▶ _Goal_:
Beginning with the line that contains "Generate a web", retype the entries below exactly, ending with the line that contains "return v % 5". Leave out any pictures.

▶ _Records for this task_:
■ ■ ■ ■ ■ ■ ■

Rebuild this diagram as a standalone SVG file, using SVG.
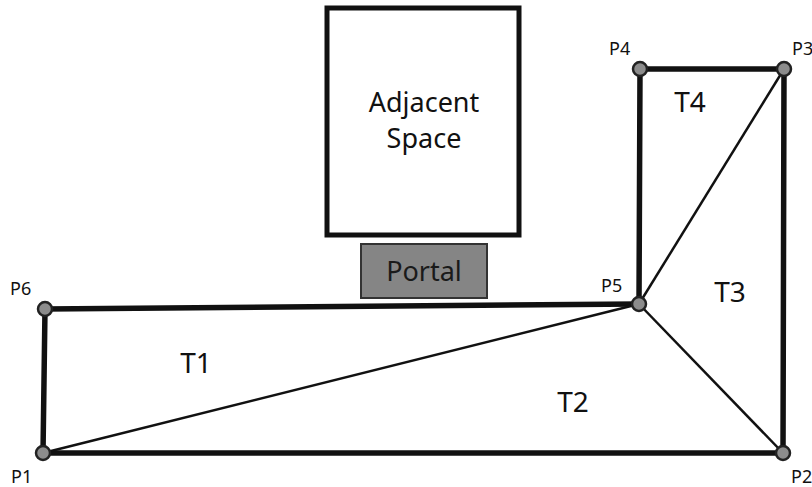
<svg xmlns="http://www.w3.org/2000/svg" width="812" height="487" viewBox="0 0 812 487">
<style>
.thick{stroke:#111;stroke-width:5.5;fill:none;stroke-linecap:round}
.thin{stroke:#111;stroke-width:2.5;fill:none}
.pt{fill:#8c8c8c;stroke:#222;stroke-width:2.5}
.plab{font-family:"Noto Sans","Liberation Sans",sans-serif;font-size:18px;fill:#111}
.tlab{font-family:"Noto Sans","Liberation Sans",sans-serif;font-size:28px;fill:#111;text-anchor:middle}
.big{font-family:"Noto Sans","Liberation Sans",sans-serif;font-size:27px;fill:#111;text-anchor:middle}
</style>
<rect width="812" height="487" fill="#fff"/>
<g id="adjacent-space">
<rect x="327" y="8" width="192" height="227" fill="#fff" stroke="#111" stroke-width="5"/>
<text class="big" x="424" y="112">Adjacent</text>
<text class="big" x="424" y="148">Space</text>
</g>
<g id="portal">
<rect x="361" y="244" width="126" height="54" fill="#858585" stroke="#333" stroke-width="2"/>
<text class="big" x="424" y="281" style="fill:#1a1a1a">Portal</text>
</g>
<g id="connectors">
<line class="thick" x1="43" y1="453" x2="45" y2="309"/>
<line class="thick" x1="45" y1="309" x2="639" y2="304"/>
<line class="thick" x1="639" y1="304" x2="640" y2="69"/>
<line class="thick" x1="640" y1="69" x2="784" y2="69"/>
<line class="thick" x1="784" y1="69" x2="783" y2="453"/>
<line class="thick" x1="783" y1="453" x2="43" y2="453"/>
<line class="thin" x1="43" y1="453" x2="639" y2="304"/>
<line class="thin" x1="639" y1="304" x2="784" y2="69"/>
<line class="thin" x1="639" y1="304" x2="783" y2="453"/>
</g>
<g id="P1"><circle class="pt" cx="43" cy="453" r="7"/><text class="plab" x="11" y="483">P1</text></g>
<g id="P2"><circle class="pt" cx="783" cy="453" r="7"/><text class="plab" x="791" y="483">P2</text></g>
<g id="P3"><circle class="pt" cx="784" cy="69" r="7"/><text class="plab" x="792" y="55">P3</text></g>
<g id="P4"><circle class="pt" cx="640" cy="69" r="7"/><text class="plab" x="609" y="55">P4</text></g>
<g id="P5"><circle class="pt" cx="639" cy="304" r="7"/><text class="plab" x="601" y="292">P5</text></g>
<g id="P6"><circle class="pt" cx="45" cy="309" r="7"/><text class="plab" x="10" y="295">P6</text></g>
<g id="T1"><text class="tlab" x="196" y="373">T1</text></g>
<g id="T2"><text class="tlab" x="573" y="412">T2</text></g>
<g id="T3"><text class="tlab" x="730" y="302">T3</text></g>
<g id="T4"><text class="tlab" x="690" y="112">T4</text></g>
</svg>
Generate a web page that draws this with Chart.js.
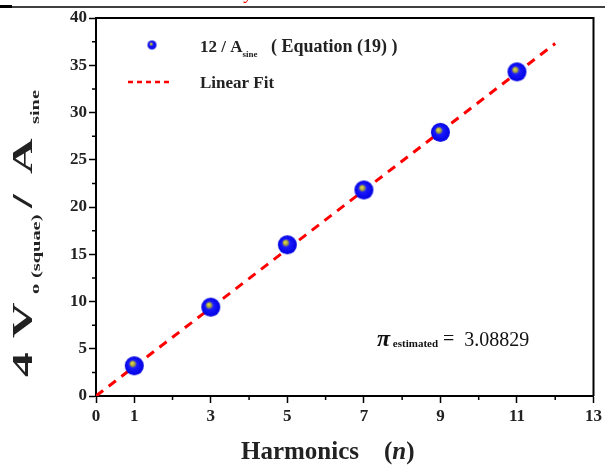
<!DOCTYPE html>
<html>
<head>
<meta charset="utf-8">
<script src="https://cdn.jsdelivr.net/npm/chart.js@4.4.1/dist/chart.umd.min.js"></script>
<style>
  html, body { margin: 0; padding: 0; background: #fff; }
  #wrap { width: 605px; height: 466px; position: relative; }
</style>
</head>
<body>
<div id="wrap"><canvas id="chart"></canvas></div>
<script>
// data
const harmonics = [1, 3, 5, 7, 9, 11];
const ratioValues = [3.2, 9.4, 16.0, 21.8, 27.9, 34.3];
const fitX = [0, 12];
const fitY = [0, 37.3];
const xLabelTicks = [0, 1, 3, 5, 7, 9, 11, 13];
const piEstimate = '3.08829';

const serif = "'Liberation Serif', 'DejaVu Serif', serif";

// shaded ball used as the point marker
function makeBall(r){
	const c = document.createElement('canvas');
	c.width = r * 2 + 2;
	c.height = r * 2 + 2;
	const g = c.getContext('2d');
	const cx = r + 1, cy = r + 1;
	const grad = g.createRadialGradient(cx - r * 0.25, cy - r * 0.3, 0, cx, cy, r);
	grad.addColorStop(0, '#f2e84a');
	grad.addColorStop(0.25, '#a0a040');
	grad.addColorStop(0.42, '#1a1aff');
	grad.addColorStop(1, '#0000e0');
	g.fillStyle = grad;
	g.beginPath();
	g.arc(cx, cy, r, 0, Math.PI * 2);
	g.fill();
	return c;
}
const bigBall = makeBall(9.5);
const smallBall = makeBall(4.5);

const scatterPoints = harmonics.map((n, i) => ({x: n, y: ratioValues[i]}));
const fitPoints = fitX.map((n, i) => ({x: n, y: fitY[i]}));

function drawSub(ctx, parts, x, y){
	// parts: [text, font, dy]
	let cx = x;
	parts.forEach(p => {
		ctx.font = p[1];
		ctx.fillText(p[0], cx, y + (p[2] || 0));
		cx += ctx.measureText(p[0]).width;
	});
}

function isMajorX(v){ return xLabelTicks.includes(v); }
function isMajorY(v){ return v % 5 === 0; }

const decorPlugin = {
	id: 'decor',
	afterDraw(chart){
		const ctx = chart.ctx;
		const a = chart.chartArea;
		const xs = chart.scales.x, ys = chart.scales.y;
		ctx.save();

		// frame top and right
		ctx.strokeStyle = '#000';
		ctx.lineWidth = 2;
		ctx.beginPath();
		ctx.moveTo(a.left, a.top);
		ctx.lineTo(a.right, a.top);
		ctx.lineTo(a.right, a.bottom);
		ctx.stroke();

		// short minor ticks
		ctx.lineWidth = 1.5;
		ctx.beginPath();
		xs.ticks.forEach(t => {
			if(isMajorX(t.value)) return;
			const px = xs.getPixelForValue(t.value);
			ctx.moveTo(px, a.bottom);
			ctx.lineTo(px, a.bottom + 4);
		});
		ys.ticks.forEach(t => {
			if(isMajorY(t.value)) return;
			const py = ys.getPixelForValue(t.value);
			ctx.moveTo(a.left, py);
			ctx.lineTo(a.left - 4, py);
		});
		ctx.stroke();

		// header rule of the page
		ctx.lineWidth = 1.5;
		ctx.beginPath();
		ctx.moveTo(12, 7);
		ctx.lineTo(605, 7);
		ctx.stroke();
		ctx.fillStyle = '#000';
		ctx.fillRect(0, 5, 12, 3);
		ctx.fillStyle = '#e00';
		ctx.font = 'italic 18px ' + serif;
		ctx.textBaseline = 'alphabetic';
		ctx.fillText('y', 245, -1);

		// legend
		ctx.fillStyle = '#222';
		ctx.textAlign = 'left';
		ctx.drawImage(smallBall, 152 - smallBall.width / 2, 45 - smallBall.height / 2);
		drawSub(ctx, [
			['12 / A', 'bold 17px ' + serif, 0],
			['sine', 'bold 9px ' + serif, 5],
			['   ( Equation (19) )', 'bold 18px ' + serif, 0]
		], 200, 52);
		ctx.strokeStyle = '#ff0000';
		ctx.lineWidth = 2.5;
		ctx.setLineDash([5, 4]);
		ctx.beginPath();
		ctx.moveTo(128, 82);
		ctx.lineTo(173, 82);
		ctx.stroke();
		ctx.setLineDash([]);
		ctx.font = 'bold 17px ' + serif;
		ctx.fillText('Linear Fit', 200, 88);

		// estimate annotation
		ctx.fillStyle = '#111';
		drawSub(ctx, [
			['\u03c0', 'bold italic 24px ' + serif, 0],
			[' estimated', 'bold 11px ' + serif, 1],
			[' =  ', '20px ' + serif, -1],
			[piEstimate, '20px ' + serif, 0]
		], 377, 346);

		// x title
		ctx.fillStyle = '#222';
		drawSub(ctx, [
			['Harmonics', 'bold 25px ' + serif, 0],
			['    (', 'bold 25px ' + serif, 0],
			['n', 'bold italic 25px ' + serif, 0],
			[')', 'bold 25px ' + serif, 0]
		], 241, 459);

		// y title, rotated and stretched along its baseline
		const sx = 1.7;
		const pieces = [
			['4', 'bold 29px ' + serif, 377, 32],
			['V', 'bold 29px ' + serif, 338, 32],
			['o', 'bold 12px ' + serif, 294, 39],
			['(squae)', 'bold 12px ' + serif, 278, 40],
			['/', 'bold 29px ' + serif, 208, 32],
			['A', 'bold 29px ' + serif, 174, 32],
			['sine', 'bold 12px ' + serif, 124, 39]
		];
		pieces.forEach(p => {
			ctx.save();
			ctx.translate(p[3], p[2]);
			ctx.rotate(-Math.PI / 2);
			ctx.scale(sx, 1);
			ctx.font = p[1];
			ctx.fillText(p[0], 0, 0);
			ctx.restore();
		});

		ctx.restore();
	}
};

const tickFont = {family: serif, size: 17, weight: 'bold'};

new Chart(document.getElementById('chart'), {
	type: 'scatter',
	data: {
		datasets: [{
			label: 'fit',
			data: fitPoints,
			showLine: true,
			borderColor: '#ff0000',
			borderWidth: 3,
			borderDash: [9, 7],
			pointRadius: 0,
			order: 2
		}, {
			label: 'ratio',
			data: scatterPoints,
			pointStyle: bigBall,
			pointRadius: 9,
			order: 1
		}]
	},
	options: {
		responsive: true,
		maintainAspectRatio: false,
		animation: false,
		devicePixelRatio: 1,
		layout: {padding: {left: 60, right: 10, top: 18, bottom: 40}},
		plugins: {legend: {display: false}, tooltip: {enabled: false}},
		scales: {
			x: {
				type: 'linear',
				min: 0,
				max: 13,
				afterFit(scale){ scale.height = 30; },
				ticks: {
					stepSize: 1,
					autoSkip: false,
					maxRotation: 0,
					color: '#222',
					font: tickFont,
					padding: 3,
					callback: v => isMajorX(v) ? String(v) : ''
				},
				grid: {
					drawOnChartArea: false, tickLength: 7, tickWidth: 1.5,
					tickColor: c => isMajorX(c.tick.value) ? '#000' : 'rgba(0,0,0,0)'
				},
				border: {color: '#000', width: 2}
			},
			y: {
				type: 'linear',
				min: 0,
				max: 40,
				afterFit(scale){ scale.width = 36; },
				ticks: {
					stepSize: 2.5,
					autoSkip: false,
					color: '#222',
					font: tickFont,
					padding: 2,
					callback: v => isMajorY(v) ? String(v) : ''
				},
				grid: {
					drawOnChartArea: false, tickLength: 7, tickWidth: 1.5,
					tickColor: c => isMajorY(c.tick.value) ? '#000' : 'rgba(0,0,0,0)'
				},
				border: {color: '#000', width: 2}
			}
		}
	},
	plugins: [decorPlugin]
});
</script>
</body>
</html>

■ ■ ■ ■ ■ ■ ■

▶ _Task response_:
Generate a web page that draws this with Chart.js.
<!DOCTYPE html>
<html>
<head>
<meta charset="utf-8">
<script src="https://cdn.jsdelivr.net/npm/chart.js@4.4.1/dist/chart.umd.min.js"></script>
<style>
  html, body { margin: 0; padding: 0; background: #fff; }
  #wrap { width: 605px; height: 466px; position: relative; }
</style>
</head>
<body>
<div id="wrap"><canvas id="chart"></canvas></div>
<script>
// data
const harmonics = [1, 3, 5, 7, 9, 11];
const ratioValues = [3.2, 9.4, 16.0, 21.8, 27.9, 34.3];
const fitX = [0, 12];
const fitY = [0, 37.3];
const xLabelTicks = [0, 1, 3, 5, 7, 9, 11, 13];
const piEstimate = '3.08829';

const serif = "'Liberation Serif', 'DejaVu Serif', serif";

// shaded ball used as the point marker
function makeBall(r){
	const c = document.createElement('canvas');
	c.width = r * 2 + 2;
	c.height = r * 2 + 2;
	const g = c.getContext('2d');
	const cx = r + 1, cy = r + 1;
	const grad = g.createRadialGradient(cx - r * 0.25, cy - r * 0.3, 0, cx, cy, r);
	grad.addColorStop(0, '#f2e84a');
	grad.addColorStop(0.25, '#a0a040');
	grad.addColorStop(0.42, '#1a1aff');
	grad.addColorStop(1, '#0000e0');
	g.fillStyle = grad;
	g.beginPath();
	g.arc(cx, cy, r, 0, Math.PI * 2);
	g.fill();
	return c;
}
const bigBall = makeBall(9.5);
const smallBall = makeBall(4.5);

const scatterPoints = harmonics.map((n, i) => ({x: n, y: ratioValues[i]}));
const fitPoints = fitX.map((n, i) => ({x: n, y: fitY[i]}));

function drawSub(ctx, parts, x, y){
	// parts: [text, font, dy]
	let cx = x;
	parts.forEach(p => {
		ctx.font = p[1];
		ctx.fillText(p[0], cx, y + (p[2] || 0));
		cx += ctx.measureText(p[0]).width;
	});
}

function isMajorX(v){ return xLabelTicks.includes(v); }
function isMajorY(v){ return v % 5 === 0; }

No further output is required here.